WORK TO COMPLETE:
Copy exactly the lines of the material below that run from the one containing "What TikZ code" through the one containing "(d) at (453,1037)". Copy no other lines.

EXCERPTED RECORDS:
==============================

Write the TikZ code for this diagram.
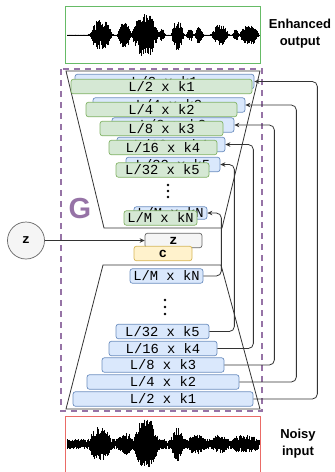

==============================

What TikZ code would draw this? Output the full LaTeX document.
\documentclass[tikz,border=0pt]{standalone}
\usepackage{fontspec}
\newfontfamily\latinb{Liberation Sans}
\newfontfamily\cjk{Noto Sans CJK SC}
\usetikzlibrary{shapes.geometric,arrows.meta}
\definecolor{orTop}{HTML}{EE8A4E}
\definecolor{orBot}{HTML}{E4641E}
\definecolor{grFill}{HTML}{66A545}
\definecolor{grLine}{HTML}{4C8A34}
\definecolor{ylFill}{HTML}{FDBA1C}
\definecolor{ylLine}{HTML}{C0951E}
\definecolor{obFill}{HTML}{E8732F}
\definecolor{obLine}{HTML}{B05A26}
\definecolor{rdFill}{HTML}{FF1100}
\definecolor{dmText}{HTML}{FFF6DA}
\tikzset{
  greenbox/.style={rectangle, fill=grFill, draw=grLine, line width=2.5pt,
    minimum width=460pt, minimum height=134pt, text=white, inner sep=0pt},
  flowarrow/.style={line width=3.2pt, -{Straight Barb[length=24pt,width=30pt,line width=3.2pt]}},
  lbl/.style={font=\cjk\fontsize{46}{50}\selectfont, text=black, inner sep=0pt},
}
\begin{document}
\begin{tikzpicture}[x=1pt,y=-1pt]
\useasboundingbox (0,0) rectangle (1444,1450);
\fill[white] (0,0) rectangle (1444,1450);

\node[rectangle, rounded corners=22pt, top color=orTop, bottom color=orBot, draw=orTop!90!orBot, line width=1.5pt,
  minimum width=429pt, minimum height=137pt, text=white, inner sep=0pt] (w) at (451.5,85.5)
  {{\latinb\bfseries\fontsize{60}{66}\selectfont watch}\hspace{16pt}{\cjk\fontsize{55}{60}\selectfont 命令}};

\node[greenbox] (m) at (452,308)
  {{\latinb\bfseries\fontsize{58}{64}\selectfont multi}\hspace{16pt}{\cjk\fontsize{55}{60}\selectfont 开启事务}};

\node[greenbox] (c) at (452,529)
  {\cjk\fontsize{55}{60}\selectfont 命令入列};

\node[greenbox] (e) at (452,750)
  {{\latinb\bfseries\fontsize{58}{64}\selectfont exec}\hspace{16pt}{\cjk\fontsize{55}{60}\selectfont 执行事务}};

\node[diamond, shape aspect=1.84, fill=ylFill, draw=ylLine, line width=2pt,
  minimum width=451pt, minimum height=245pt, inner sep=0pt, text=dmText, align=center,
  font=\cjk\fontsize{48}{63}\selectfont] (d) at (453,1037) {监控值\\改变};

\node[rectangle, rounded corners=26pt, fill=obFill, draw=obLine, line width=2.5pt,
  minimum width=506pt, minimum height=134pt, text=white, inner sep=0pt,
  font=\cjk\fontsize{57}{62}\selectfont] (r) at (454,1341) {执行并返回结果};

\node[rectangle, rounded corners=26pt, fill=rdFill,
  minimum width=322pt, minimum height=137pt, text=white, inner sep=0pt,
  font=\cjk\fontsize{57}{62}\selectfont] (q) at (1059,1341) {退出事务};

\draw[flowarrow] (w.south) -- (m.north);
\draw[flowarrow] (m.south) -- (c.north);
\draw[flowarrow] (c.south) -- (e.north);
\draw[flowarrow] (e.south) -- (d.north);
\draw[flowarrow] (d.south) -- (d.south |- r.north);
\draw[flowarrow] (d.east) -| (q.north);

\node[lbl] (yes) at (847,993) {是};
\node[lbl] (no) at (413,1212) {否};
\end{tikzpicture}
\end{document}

==============================

COMPLETED TASK:
What TikZ code would draw this? Output the full LaTeX document.
\documentclass[tikz,border=0pt]{standalone}
\usepackage{fontspec}
\newfontfamily\latinb{Liberation Sans}
\newfontfamily\cjk{Noto Sans CJK SC}
\usetikzlibrary{shapes.geometric,arrows.meta}
\definecolor{orTop}{HTML}{EE8A4E}
\definecolor{orBot}{HTML}{E4641E}
\definecolor{grFill}{HTML}{66A545}
\definecolor{grLine}{HTML}{4C8A34}
\definecolor{ylFill}{HTML}{FDBA1C}
\definecolor{ylLine}{HTML}{C0951E}
\definecolor{obFill}{HTML}{E8732F}
\definecolor{obLine}{HTML}{B05A26}
\definecolor{rdFill}{HTML}{FF1100}
\definecolor{dmText}{HTML}{FFF6DA}
\tikzset{
  greenbox/.style={rectangle, fill=grFill, draw=grLine, line width=2.5pt,
    minimum width=460pt, minimum height=134pt, text=white, inner sep=0pt},
  flowarrow/.style={line width=3.2pt, -{Straight Barb[length=24pt,width=30pt,line width=3.2pt]}},
  lbl/.style={font=\cjk\fontsize{46}{50}\selectfont, text=black, inner sep=0pt},
}
\begin{document}
\begin{tikzpicture}[x=1pt,y=-1pt]
\useasboundingbox (0,0) rectangle (1444,1450);
\fill[white] (0,0) rectangle (1444,1450);

\node[rectangle, rounded corners=22pt, top color=orTop, bottom color=orBot, draw=orTop!90!orBot, line width=1.5pt,
  minimum width=429pt, minimum height=137pt, text=white, inner sep=0pt] (w) at (451.5,85.5)
  {{\latinb\bfseries\fontsize{60}{66}\selectfont watch}\hspace{16pt}{\cjk\fontsize{55}{60}\selectfont 命令}};

\node[greenbox] (m) at (452,308)
  {{\latinb\bfseries\fontsize{58}{64}\selectfont multi}\hspace{16pt}{\cjk\fontsize{55}{60}\selectfont 开启事务}};

\node[greenbox] (c) at (452,529)
  {\cjk\fontsize{55}{60}\selectfont 命令入列};

\node[greenbox] (e) at (452,750)
  {{\latinb\bfseries\fontsize{58}{64}\selectfont exec}\hspace{16pt}{\cjk\fontsize{55}{60}\selectfont 执行事务}};

\node[diamond, shape aspect=1.84, fill=ylFill, draw=ylLine, line width=2pt,
  minimum width=451pt, minimum height=245pt, inner sep=0pt, text=dmText, align=center,
  font=\cjk\fontsize{48}{63}\selectfont] (d) at (453,1037) {监控值\\改变};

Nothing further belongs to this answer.